こういったものを参考に適切なライセンスを、慎重に設定する。
MIT ライセンスのソフトウェアの使い方
Non Copy Left 型である MIT ライセンスは、基本的に自由に使って良いが、それを使ってソフトウェアをつくる場合は、ライセンスと著作権の表示はしなくてはならない。どこに?
ソースコードの場合は、基本的にライブラリとしての利用が多いと思うが、だいたいダウンロードしてきたソフトウェアの中に書いてあるので気にしなくて良い(と理解している)。
バイナリ(アプリなど)の場合は、個別に表示する必要がある。
github におけるライセンス誓約
トップ階層に LICENSE というファイル名でライセンス誓約をすると、github がライセンスを認識する。
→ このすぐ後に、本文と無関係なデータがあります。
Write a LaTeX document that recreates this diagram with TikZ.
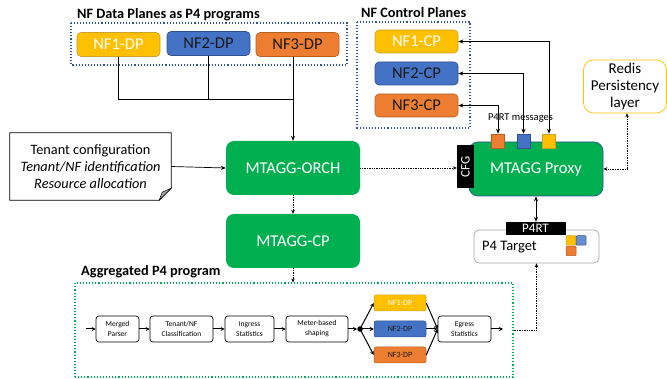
\documentclass[tikz,border=0pt]{standalone}
\usepackage{fontspec}
\usepackage{graphicx}
\setmainfont{Carlito}
\usetikzlibrary{arrows.meta}
\definecolor{nfyellow}{HTML}{FFC000}
\definecolor{nfyellowd}{HTML}{C9A227}
\definecolor{nfblue}{HTML}{4472C4}
\definecolor{nfblued}{HTML}{2F528F}
\definecolor{nforange}{HTML}{ED7D31}
\definecolor{nforanged}{HTML}{B85F22}
\definecolor{mgreen}{HTML}{00B050}
\definecolor{dotblue}{HTML}{2F5597}
\definecolor{tgray}{HTML}{A6A6A6}
\definecolor{textdark}{HTML}{1A1A1A}
\tikzset{
  fs/.style={font=\fontsize{#1}{#1}\selectfont},
  nfbox/.style={rectangle, rounded corners=4pt, minimum width=83pt, minimum height=24pt, inner sep=0pt, line width=0.6pt, fs=16.5},
  ylw/.style={fill=nfyellow, draw=nfyellowd, text=white},
  blu/.style={fill=nfblue, draw=nfblued, text=textdark},
  org/.style={fill=nforange, draw=nforanged, text=textdark},
  greenbox/.style={rectangle, fill=mgreen, rounded corners=8pt, text=white, minimum width=134pt, minimum height=54pt, inner sep=0pt, fs=16.5},
  pipe/.style={rectangle, draw, rounded corners=3pt, line width=0.7pt, minimum height=26pt, inner sep=0pt, align=center, font=\fontsize{7.5}{10}\selectfont},
  smalldp/.style={rectangle, rounded corners=2pt, minimum width=52pt, minimum height=16pt, inner sep=0pt, line width=0.5pt, fs=8},
  tag/.style={rectangle, fill=black, text=white, inner sep=0pt},
  arr/.style={-{Stealth[length=5pt,width=4pt]}, line width=0.7pt},
  barr/.style={{Stealth[length=5pt,width=4pt]}-{Stealth[length=5pt,width=4pt]}, line width=0.7pt},
  darr/.style={-{Stealth[length=4pt,width=3.5pt]}, line width=0.7pt, densely dotted},
  dbarr/.style={{Stealth[length=4pt,width=3.5pt]}-{Stealth[length=4pt,width=3.5pt]}, line width=0.7pt, densely dotted},
  parr/.style={-{Stealth[length=4pt,width=4pt]}, line width=1pt},
  title/.style={anchor=west, inner sep=0pt, font=\fontsize{14.3}{15}\selectfont\bfseries},
  sq/.style={rectangle, minimum width=13pt, minimum height=14pt, inner sep=0pt, line width=0.5pt},
  ssq/.style={rectangle, rounded corners=1pt, minimum width=10pt, minimum height=9.5pt, inner sep=0pt, line width=0.5pt}
}
\begin{document}
\begin{tikzpicture}[x=1pt, y=-1pt]
\useasboundingbox (0,0) rectangle (667,379);

% ---------- NF data planes ----------
\node[title] (tdp) at (77,15) {NF Data Planes as P4 programs};
\draw[dotblue, line width=1.1pt, dotted] (71,23) rectangle (347,65);
\node[nfbox, ylw] (nf1dp) at (118.5,44.5) {NF1-DP};
\node[nfbox, blu] (nf2dp) at (208.5,43.5) {NF2-DP};
\node[nfbox, org] (nf3dp) at (297.5,44.5) {NF3-DP};

% ---------- NF control planes ----------
\node[title] (tcp) at (361,13) {NF Control Planes};
\draw[dotblue, line width=1.1pt, dotted] (357,22) rectangle (470,128);
\node[nfbox, ylw, minimum height=23pt] (nf1cp) at (416.5,41.5) {NF1-CP};
\node[nfbox, blu, minimum height=23pt] (nf2cp) at (416.5,73.5) {NF2-CP};
\node[nfbox, org, minimum height=23pt] (nf3cp) at (416.5,105.5) {NF3-CP};

% ---------- central column ----------
\node[greenbox] (orch) at (293,168) {MTAGG-ORCH};
\node[greenbox] (mcp) at (293,241) {MTAGG-CP};

% note
\node[minimum width=161pt, minimum height=67pt, inner sep=0pt, align=center, font=\fontsize{14.3}{17}\selectfont] (note) at (90.5,166.5)
  {Tenant configuration\\ \textit{Tenant/NF identification}\\ \textit{Resource allocation}};
\draw[line width=0.7pt] (note.north west) -- (note.north east) -- ([yshift=12pt]note.south east) -- ([xshift=-12pt]note.south east) -- (note.south west) -- cycle;
\draw[line width=0.5pt, fill=tgray] ([yshift=12pt]note.south east) -- ([xshift=-9pt,yshift=8pt]note.south east) -- ([xshift=-12pt]note.south east) -- cycle;

% ---------- proxy side ----------
\node[rectangle, fill=mgreen, draw=nfblued, line width=0.7pt, rounded corners=9pt, minimum width=134pt, minimum height=54pt, inner sep=0pt, text=white, fs=16.5] (proxy) at (536,169) {MTAGG Proxy};
\node[tag, minimum width=17pt, minimum height=43pt, fs=13] (cfg) at (465.5,167) {\rotatebox{90}{CFG}};

\node[sq, fill=nforange, draw=nforanged] (sq1) at (498,141) {};
\node[sq, fill=nfblue, draw=nfblued] (sq2) at (523.5,141) {};
\node[sq, fill=nfyellow, draw=nfyellowd] (sq3) at (549,141) {};

\node[rectangle, draw=nfyellow, line width=0.7pt, rounded corners=10pt, minimum width=83pt, minimum height=53pt, inner sep=0pt, align=center, font=\fontsize{15}{17}\selectfont] (redis) at (625,86.5) {Redis\\ Persistency\\ layer};

\node[rectangle, draw=tgray, line width=0.7pt, fill=white, rounded corners=5pt, minimum width=125pt, minimum height=33pt, inner sep=0pt] (p4t) at (536.5,246.5) {};
\node[anchor=west, inner sep=0pt, fs=14.5] (p4tl) at (482,247) {P4 Target};
\node[tag, minimum width=60pt, minimum height=13pt, fs=13] (p4rt) at (535.5,228.5) {P4RT};
\node[ssq, fill=nfyellow, draw=nfyellowd] (ss1) at (571,240.5) {};
\node[ssq, fill=nfblue!80!white, draw=nfblued] (ss2) at (581,240.5) {};
\node[ssq, fill=nforange, draw=nforanged] (ss3) at (571,251) {};

% ---------- connectors (top) ----------
\coordinate (mrg) at (293,99);
\draw[line width=0.7pt] (nf1dp.south) |- (mrg);
\draw[line width=0.7pt] (nf2dp.south) -- (nf2dp.south |- mrg);
\draw[arr] (nf3dp.south -| orch.north) -- (orch.north);

\draw[barr] (sq3.north) |- (nf1cp.east);
\draw[barr] (sq2.north) |- (nf2cp.east);
\draw[barr] (sq1.north) |- (nf3cp.east);
\node[fs=10.5, inner sep=0pt] (p4rtmsg) at (520.5,118) {P4RT messages};

\draw[arr] (note.east) -- (orch.west);
\draw[darr] (orch.east) -- (orch.east -| cfg.west);
\draw[darr] (orch.south) -- (mcp.north);
\draw[barr] (proxy.south) -- (proxy.south |- p4rt.north);
\draw[dbarr] ([xshift=2pt]redis.south) |- (proxy.east);

% ---------- aggregated program ----------
\node[title] (tagg) at (81,272) {Aggregated P4 program};
\node[rectangle, draw=mgreen, line width=1.1pt, dotted, minimum width=438pt, minimum height=94pt, inner sep=0pt] (agg) at (294,330) {};
\draw[darr] (mcp.south) -- (mcp.south |- agg.north);

\node[pipe, minimum width=43pt] (mp) at (117.5,329) {Merged\\Parser};
\node[pipe, minimum width=63pt] (tc) at (181.5,329) {Tenant/NF\\Classification};
\node[pipe, minimum width=49pt] (ins) at (249.5,329) {Ingress\\Statistics};
\node[pipe, minimum width=62pt] (ms) at (317,329) {Meter-based\\shaping};
\node[circle, fill=black, inner sep=0pt, minimum size=5.5pt] (dot) at (360,329) {};
\node[smalldp, ylw] (dp1) at (400,303) {NF1-DP};
\node[smalldp, blu] (dp2) at (400,329) {NF2-DP};
\node[smalldp, org] (dp3) at (400,355) {NF3-DP};
\node[pipe, minimum width=53pt] (es) at (464.5,329) {Egress\\Statistics};
\coordinate (pin) at (86,329);
\coordinate (pout) at (503,329);

\draw[parr] (pin) -- (mp.west);
\draw[parr] (mp.east) -- (tc.west);
\draw[parr] (tc.east) -- (ins.west);
\draw[parr] (ins.east) -- (ms.west);
\draw[parr] (ms.east) -- (dot.west);
\draw[parr] (dot.center) -- (dp1.west);
\draw[parr] (dot.center) -- (dp2.west);
\draw[parr] (dot.center) -- (dp3.west);
\draw[parr] (dp1.east) -- (es.west);
\draw[parr] (dp2.east) -- (es.west);
\draw[parr] (dp3.east) -- (es.west);
\draw[parr] (es.east) -- (pout);
\draw[darr] (agg.east) -| (p4t.south);
\end{tikzpicture}
\end{document}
以下のテンプレートが提供されており、簡単に誓約することができる。
- Apache License 2.0
- GNU General Public License v3.0
- MIT License
- BSD 2-Clause "Simplified" License
- BSD 3-Clause "New" or "Revised" License
- Boost Software License 1.0
- Creative Commons Zero v1.0 Universal
- Eclipse Public License 2.0
- GNU Affero General Public License v3.0
- GNU General Public License v2.0
- GNU Lesser General Public License v2.1
- Mozilla Public License 2.0
- The Unlicense
やり方は、「github ライセンス 後から」などとググれば出てくる。
github 上の No License ソフトウェア
なお、github 上では、およそ半数のパブリックリポジトリでライセンスが設定されていない。パブリックリポジトリは見ることも fork することもできるが、法的には極めてあやふやである。ライセンス的には、No License とされ、将来的に著作権侵害の訴訟になる可能性がある。
なお、前述のライセンス選びのサイトで、No License について github は、
- 著作権者に License をつけるよう依頼する
- 使わない
- Private License を交渉する
ことを推奨している。システム的に使える(ようにする)ことと、実際使って良いかは別ってことですね。
ライセンスが記載されていないパブリックリポジトリは、All Rights Reserved と考え、使わないのが懸命だ。
なお、利用しているライブラリのライセンスは、以下ツールを使うことで調べることができる。
このツールは、あくまで補助ツールであるため、最終的には人が判断する必要があるが、有用なツールである。
おわり
本文章は、No Warranty です笑
難しいですね。特にオープンソースは、ライセンスがたくさんあるし。